But I find the NFL increasingly hard to follow or even talk about. The fact that contracts aren’t guaranteed strikes me as borderline immoral; it basically introduces untenable moral hazards where players either have to play through career-threatening injuries or get cut without pay. The league has not only turned a blind eye to concussions for years, it has used its team doctors to publish propaganda in scientific journals disputing a link between football and concussions.
I don’t think baseball is any kind of moral exemplar, but the National Football League just turns my stomach.
Paul Maholm gave us 221 2/3 innings with a 4.14 ERA (94 ERA+), during a time when Tim Hudson, Kris Medlen, Brandon Beachy, Jonny Venters, Eric O’Flaherty, J.R. Graham, and Arodys Vizcaino all had season-ending arm injuries, and Tommy Hanson and Jair Jurrjens utterly ceased to be major league-caliber baseball players.
You don’t ever want to be in a position where you have to rely on Paul Maholm, but we should be awfully glad he was there. Think of it this way: if we hadn’t had him, we would have given a whole lot more starts to Kameron Loe.

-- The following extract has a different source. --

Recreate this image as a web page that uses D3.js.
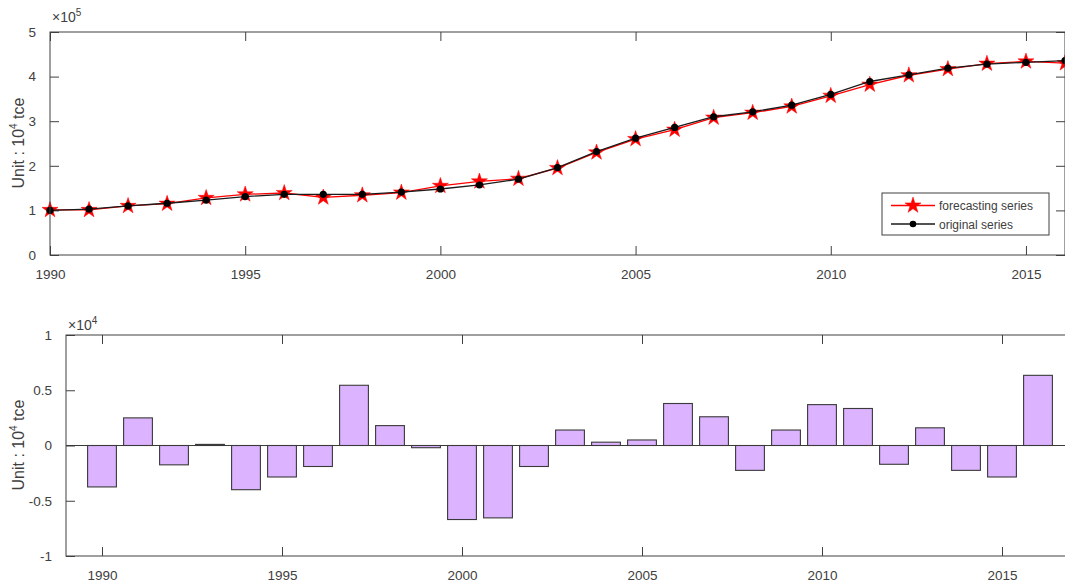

@115, an innings eater doesn’t get us out of the first round. I’m taking it for granted that this is a playoff team. We’re too good not to be, barring crazy injury bad luck. I’m not worried about whether Alex Wood can play the role of Paul Maholm. I’m worried about putting someone markedly better than Medlen up against the other team’s #1.
Lots of great extensions for our young players being passed out right now, I see.
I’m going to give them the offseason to get some worthwhile things done, but this is not an auspicious start no matter what your offseason priorities are.
@106, Alex is right about what led to salary caps in those sports – the owners broke those unions much quicker. Baseball’s owners have always had to tread a bit more lightly because of the antitrust exemption they don’t want to lose.
Caps aren’t a be-all end-all for fans anyway, because they still break up teams with cores the fans would like to keep together. Look at the fire sale the OKC Thunder held on James Harden for proof of concept, or the Mavs’ non-defense of their 2011 title. In a cap world, BMac’s still gone, ownership just has a different excuse for why.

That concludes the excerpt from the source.